Uma das mais argutas máximas do universo da moda diz que “Chanel deu a liberdade à mulher, Yves Saint Laurent, poder”. É fato. Uma das heranças de YSL para o poderio feminino foi a de ter incorporado ao vestuário, no início da década de 60, de mãos dadas com o espanhol Cristóbal Balenciaga, as botas over-the-knee, acima do joelho, como símbolo de autoridade, ousadia e até de um certo atrevimento. Agora, passado o período mais crítico da pandemia da Covid-19, os acessórios voltam aos pés como tendência da temporada. Com uma novidade: há opções também para homens.
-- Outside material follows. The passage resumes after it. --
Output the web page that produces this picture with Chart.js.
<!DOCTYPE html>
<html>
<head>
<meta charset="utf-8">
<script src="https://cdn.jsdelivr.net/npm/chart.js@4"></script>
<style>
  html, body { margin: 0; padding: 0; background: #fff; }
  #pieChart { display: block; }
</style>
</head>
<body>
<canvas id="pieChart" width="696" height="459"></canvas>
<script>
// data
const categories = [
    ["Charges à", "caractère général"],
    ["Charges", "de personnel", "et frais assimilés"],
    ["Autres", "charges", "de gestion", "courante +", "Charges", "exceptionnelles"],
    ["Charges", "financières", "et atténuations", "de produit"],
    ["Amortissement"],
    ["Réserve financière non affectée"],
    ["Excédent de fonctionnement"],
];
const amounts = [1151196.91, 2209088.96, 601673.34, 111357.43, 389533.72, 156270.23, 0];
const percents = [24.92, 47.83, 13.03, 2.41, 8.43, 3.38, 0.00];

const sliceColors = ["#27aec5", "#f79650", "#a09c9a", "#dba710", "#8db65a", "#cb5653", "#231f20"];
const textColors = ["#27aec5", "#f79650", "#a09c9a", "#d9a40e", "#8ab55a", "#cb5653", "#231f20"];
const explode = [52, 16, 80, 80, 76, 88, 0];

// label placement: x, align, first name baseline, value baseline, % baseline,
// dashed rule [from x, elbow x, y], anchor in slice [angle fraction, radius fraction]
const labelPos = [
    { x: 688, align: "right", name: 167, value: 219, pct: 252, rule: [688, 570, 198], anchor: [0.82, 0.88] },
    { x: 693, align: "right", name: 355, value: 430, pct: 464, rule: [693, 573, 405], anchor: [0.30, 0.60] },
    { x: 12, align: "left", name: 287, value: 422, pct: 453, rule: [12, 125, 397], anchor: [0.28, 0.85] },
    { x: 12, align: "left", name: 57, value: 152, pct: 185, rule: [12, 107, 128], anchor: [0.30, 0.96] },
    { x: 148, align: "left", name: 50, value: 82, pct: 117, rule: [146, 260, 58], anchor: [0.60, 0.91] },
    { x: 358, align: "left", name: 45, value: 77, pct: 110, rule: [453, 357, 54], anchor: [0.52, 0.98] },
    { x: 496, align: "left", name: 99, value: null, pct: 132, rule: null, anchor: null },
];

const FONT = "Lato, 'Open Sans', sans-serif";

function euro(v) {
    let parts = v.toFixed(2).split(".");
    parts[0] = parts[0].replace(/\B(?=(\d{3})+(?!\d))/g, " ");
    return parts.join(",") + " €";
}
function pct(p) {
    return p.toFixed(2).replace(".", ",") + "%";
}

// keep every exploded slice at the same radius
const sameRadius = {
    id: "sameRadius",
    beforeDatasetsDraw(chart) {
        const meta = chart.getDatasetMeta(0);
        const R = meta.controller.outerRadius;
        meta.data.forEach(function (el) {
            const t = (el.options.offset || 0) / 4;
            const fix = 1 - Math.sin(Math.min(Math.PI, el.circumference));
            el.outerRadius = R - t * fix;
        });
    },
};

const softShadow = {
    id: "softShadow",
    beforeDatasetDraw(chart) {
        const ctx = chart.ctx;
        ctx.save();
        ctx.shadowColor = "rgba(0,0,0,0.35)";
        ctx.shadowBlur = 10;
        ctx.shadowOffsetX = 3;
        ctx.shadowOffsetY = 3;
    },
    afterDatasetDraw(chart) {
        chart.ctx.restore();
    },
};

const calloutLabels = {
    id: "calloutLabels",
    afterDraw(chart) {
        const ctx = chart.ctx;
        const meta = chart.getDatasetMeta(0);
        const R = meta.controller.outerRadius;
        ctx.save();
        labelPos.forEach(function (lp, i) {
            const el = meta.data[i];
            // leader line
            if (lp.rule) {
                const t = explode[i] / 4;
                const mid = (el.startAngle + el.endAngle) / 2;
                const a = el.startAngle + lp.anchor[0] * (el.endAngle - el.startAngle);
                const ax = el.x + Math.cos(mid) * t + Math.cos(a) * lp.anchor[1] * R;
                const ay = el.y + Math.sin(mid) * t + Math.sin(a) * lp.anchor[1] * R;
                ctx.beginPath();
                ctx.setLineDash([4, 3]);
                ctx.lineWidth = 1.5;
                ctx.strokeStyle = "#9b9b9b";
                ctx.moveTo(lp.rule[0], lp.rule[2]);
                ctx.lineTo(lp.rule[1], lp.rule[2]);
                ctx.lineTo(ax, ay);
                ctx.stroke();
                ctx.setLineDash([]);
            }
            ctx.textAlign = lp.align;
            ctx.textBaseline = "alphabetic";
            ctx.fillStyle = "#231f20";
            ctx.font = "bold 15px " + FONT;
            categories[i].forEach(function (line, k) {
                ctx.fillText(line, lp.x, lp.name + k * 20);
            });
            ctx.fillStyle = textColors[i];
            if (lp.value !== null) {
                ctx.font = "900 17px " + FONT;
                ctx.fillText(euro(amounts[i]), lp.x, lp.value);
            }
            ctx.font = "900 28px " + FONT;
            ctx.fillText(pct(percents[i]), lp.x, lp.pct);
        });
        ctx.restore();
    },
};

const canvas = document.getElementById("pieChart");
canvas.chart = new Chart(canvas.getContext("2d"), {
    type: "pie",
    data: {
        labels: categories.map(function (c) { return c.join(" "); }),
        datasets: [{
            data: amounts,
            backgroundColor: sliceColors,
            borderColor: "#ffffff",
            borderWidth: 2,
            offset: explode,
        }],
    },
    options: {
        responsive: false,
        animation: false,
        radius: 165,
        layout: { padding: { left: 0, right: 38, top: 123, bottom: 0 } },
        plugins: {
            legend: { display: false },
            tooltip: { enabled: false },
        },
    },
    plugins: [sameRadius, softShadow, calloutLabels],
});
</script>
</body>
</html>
Práticos e versáteis, os modelos estão nas coleções de algumas das principais grifes do mundo. Em Nova York, Prabal Gurung, Michael Kors, Brandon Maxwell, Oscar de la Renta e Carolina Herrera apresentaram os seus desenhos. Em Milão, os desfiles de Bottega Veneta e Dolce & Gabbana impressionaram com as botas de cano longuíssimo. Em Paris, Givenchy, Giambattista Valli, Christian Louboutin e a própria YSL puseram nas passarelas versões em tecidos variados, cheias de detalhes, estampas e até em composições com meias, como fez lindamente a Hermès. As cores seguiram o que a estação preconiza. Ainda que as botas pretas continuem sendo as mais desejadas, as extralongas estão disponíveis em matizes que vão do vinil azul da francesa Isabel Marant ao vermelho da estilista brasileira Gloria Coelho, sem contar as metalizadas, prateadas e douradas, em tons futurísticos retrô como as botas da passarela da francesa Courrèges.
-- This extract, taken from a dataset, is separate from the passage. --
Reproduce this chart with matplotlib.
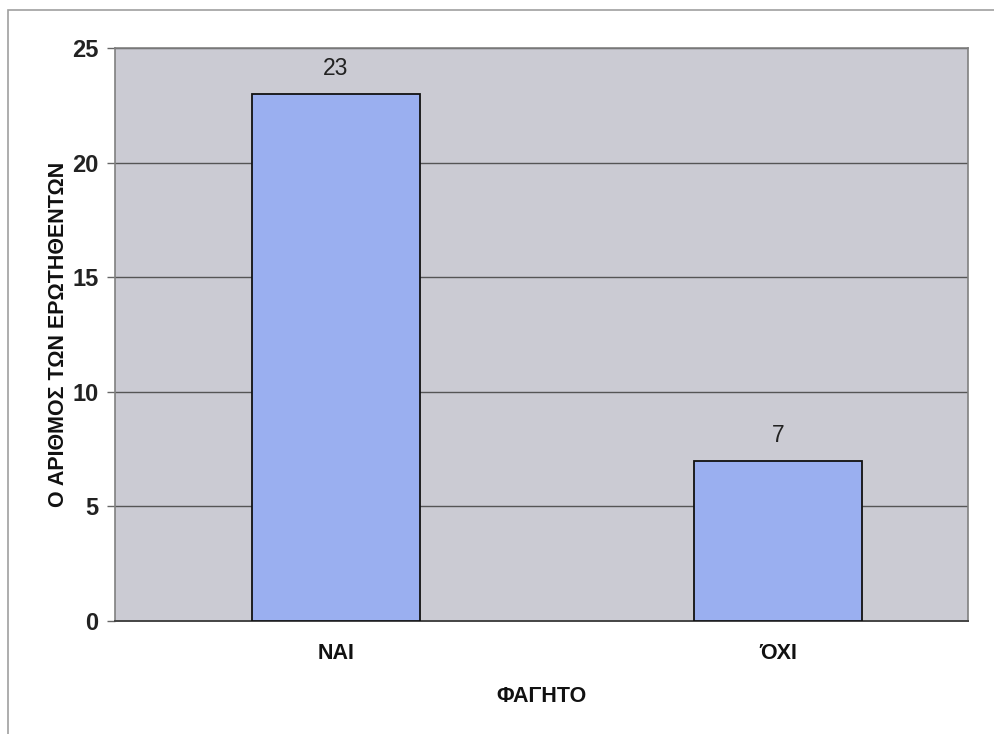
import matplotlib.pyplot as plt
from matplotlib.patches import Rectangle

categories = ["ΝΑΙ", "ΌΧΙ"]
values = [23, 7]
yticks = [0, 5, 10, 15, 20, 25]

plt.rcParams['font.family'] = ['Liberation Sans', 'DejaVu Sans']

fig = plt.figure(figsize=(9.95, 7.34), dpi=100)
fig.patch.set_facecolor("white")

# chart area border (scan of an Excel chart)
fig.patches.append(Rectangle((8 / 995, -0.1), 1.2, (734 - 10) / 734 + 0.1,
                             transform=fig.transFigure, fill=False,
                             edgecolor="#a0a0a0", lw=1.2))

ax = fig.add_axes([115 / 995, 1 - 621 / 734, (968 - 115) / 995, (621 - 48) / 734])
ax.set_facecolor("#cbcbd3")

x = [0, 1]
bars = ax.bar(x, values, width=0.38, color="#9aaff0", edgecolor="#111111", lw=1.3, zorder=3)
for xi, v in zip(x, values):
    ax.text(xi, v + 0.6, str(v), ha="center", va="bottom", fontsize=16.5, color="#222222")

ax.set_xlim(-0.5, 1.43)
ax.set_ylim(0, 25)
ax.set_yticks(yticks)
ax.yaxis.grid(True, color="#555555", lw=1.0, zorder=1)
ax.set_axisbelow(True)

ax.set_xticks(x)
ax.set_xticklabels(categories, fontsize=15.5, fontweight="bold", color="#111111")
ax.tick_params(axis="x", length=0, pad=16)
ax.tick_params(axis="y", length=6, width=1, color="#666666", labelsize=17,
               labelcolor="#222222", pad=6)
for lab in ax.get_yticklabels():
    lab.set_fontweight("bold")

for s in ["left", "right", "top"]:
    ax.spines[s].set_color("#808080")
    ax.spines[s].set_linewidth(1.2)
ax.spines["bottom"].set_color("#444444")
ax.spines["bottom"].set_linewidth(1.4)

ax.set_ylabel("Ο ΑΡΙΘΜΟΣ ΤΩΝ ΕΡΩΤΗΘΕΝΤΩΝ", fontsize=15.5, fontweight="bold",
              color="#111111", labelpad=2)
ax.set_xlabel("ΦΑΓΗΤΟ", fontsize=15.5, fontweight="bold", color="#111111", labelpad=16)

fig.savefig("out.png", dpi=100)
Além de figurarem como estrelas de qualquer visual, transmitem enorme sensualidade. Quando surgiram, no entanto, o que hoje é celebrado nas pernas de gente como a atriz Marina Ruy Barbosa e a americana Kim Kardashian, não caíam assim tão bem, ao menos no olhar dos mais conservadores. Elas seriam sexy demais. As que vestiam os modelos eram consideradas ousadas e sem compromisso com o recato que seria pertinente às moças de um tempo ainda pudico. De fato, usar uma over-the-knee nas décadas de 60 e 70 era privilégio das mulheres que estavam à frente do tempo e não tinham amarras que as prendessem aos códigos convencionais de vestimenta.
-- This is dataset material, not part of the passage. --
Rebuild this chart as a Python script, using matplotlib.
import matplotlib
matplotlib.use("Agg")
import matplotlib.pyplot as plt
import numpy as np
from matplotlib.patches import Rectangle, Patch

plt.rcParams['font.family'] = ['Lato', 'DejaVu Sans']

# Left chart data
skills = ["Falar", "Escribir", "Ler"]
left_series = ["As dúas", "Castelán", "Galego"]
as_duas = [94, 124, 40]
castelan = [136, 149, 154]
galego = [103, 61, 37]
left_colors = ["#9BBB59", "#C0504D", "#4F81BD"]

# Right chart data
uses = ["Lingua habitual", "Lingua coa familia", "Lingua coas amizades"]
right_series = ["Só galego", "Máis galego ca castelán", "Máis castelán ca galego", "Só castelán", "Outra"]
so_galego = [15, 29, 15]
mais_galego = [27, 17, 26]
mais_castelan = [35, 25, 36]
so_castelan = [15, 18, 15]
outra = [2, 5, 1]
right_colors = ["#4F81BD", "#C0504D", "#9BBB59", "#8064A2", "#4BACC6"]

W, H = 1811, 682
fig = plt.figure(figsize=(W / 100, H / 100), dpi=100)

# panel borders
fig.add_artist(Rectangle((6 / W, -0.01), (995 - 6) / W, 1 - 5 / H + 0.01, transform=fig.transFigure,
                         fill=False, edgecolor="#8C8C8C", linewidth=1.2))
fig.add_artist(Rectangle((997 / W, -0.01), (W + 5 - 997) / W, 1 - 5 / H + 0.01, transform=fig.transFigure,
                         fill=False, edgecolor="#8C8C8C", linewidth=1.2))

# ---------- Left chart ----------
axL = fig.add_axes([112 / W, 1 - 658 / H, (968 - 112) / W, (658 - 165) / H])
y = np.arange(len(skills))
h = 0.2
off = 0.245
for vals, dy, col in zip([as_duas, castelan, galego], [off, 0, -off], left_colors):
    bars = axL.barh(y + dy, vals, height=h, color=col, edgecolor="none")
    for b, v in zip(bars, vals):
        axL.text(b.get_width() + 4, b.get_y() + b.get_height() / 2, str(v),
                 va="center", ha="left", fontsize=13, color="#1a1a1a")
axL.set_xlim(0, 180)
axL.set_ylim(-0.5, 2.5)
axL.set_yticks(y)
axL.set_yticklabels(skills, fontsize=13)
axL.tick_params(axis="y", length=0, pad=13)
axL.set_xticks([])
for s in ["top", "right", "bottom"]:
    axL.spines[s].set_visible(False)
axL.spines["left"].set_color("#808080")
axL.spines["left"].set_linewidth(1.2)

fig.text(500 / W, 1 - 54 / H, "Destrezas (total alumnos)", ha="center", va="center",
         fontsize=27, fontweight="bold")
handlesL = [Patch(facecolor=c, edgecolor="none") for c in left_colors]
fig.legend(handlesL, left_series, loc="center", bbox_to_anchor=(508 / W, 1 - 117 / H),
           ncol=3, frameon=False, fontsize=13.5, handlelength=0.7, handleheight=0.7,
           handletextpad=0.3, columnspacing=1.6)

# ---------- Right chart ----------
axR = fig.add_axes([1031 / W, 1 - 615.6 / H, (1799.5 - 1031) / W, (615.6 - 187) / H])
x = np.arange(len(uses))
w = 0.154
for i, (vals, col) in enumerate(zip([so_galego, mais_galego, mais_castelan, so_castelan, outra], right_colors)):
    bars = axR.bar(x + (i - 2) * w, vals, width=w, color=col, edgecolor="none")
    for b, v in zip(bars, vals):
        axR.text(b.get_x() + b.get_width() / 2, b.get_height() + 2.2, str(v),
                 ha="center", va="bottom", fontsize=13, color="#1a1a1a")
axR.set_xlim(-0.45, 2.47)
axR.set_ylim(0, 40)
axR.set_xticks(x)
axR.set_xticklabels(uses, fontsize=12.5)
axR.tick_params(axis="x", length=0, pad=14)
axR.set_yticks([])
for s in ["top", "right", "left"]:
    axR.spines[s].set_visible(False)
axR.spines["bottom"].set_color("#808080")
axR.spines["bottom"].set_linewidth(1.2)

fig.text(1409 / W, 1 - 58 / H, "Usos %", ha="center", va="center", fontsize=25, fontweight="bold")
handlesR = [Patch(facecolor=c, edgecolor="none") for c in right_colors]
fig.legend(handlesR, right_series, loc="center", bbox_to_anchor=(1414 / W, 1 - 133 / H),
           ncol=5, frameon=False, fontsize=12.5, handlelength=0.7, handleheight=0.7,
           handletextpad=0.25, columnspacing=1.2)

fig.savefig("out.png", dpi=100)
Basta ver, por exemplo, Brigitte Bardot, a magnífica atriz francesa, símbolo indelével de liberação feminina. Os modelos extralongos foram um de seus preferidos. Calçavam também a atriz inglesa Jane Birkin, conhecida por romper com padrões de comportamento nos agitados anos de revolução sexual da segunda metade do século XX. Hoje, a afirmação do poder sobre o próprio corpo deixa as mulheres livres de julgamentos enviesados simplesmente porque desejam usar este ou aquele modelo de roupa ou calçado, o que é muito bom. Além disso, em nome da diversidade, há versões que podem ser usadas por eles, o que, sem dúvida, é fato a ser comemorado. E o mundo caminha para lá de sete léguas.